● Written exercise: Your task is to retype, word for word, the lines from the start of the data through the line holding "ErrorBar, XAxis, YAxis". Do not include the pictures.
____
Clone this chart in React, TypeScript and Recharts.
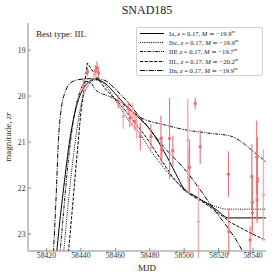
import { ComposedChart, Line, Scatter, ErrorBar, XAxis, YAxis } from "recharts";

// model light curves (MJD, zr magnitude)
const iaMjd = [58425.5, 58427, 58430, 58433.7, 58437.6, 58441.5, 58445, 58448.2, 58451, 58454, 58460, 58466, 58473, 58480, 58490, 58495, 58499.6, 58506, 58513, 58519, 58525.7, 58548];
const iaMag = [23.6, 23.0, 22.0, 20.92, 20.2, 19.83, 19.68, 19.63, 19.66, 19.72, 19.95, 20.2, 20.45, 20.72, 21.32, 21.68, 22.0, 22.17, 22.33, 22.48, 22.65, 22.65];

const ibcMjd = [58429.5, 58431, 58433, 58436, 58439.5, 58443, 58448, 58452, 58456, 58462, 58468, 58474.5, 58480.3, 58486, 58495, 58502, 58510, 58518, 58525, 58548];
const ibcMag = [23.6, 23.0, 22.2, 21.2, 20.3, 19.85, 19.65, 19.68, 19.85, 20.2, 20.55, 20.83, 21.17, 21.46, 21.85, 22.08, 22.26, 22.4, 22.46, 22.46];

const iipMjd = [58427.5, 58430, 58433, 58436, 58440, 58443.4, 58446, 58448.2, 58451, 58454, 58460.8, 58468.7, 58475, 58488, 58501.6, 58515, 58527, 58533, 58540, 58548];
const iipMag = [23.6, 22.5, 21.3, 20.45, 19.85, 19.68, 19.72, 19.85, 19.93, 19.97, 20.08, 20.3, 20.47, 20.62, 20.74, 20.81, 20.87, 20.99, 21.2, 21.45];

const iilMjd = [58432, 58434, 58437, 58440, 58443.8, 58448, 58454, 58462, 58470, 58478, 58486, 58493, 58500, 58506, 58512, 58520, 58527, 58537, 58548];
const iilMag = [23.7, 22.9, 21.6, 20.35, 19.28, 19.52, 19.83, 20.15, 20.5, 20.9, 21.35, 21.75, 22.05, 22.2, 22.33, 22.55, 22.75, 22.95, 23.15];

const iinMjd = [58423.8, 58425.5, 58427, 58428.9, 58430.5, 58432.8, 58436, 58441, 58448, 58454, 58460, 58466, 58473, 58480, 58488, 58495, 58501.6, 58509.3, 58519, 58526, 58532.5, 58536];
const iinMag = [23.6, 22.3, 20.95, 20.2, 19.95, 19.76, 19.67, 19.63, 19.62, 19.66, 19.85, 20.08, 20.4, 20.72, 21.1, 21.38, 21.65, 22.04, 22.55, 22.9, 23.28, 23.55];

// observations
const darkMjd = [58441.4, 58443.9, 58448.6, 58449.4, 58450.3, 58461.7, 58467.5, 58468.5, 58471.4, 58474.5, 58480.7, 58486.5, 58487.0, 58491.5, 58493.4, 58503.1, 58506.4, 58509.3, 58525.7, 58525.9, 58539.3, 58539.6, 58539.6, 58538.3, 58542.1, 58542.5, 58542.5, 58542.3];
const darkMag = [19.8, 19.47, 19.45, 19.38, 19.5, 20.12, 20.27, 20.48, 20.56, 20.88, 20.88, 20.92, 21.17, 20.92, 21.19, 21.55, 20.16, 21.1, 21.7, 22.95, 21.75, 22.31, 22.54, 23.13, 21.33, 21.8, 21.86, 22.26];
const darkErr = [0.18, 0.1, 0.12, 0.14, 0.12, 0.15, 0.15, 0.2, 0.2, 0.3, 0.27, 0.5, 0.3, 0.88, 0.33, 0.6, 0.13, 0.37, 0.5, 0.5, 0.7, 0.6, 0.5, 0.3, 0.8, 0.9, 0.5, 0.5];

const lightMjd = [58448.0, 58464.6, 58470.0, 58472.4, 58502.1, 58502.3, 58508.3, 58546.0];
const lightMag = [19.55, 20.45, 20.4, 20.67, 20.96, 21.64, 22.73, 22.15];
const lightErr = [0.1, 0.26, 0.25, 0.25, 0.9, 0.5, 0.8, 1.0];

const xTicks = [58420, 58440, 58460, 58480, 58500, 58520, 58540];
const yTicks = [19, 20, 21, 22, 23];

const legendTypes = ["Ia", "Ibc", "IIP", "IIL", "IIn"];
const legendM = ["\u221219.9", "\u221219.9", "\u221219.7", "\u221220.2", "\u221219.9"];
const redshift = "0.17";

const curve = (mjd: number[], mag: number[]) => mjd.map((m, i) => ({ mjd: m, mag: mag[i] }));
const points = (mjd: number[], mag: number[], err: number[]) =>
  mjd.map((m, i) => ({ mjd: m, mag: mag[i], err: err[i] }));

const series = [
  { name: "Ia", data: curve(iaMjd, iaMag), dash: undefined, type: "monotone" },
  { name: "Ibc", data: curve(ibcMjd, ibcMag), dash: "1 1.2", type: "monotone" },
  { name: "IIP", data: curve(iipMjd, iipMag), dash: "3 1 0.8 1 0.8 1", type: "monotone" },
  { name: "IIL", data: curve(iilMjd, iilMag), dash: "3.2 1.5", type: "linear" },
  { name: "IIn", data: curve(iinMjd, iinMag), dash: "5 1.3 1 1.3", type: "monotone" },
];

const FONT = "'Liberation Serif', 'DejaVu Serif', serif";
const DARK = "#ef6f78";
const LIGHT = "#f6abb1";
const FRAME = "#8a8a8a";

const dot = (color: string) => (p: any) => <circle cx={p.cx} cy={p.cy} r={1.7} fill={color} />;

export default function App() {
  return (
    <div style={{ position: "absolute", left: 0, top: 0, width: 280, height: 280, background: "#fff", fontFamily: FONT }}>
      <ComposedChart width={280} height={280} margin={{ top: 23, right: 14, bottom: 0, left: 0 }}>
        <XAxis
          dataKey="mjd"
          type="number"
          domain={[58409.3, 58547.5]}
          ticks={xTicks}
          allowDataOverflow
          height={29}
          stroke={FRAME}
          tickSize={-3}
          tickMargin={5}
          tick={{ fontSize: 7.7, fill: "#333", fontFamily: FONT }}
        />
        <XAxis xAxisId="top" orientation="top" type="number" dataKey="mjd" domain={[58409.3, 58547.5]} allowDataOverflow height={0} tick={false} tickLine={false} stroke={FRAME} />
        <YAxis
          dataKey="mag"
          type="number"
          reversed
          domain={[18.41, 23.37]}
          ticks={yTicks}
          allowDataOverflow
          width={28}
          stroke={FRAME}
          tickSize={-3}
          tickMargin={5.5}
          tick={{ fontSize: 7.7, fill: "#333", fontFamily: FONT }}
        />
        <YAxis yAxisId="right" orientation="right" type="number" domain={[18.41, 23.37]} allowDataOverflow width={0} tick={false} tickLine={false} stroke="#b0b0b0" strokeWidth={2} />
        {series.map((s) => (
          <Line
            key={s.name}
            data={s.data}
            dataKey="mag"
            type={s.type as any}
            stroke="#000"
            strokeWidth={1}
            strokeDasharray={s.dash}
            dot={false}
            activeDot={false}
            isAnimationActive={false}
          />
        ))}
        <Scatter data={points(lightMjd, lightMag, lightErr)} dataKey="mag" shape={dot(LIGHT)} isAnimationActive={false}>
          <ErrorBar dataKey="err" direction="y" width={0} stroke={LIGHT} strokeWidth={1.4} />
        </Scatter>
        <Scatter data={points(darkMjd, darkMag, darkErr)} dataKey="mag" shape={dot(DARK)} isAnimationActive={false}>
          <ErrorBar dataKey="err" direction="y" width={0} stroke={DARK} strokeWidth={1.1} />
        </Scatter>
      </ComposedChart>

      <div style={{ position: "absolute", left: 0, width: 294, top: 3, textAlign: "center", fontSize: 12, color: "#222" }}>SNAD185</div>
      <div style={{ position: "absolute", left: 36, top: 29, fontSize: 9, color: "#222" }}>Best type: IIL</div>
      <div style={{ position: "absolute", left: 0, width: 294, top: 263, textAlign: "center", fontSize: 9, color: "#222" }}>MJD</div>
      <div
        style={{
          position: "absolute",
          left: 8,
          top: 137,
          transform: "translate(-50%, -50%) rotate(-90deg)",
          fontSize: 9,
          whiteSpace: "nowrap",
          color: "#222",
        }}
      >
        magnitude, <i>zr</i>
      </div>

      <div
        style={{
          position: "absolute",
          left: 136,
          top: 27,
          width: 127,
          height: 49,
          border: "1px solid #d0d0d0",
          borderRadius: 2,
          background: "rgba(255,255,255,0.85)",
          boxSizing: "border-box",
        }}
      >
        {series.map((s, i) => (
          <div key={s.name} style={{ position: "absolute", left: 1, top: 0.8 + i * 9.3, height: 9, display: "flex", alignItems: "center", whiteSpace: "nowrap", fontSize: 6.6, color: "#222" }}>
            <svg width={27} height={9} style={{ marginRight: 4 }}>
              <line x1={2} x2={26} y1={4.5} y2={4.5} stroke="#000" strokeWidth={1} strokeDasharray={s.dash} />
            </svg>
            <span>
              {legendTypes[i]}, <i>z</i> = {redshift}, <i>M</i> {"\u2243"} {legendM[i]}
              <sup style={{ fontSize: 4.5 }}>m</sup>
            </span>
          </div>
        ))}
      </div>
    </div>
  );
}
____
● Written response:
Clone this chart in React, TypeScript and Recharts.
import { ComposedChart, Line, Scatter, ErrorBar, XAxis, YAxis } from "recharts";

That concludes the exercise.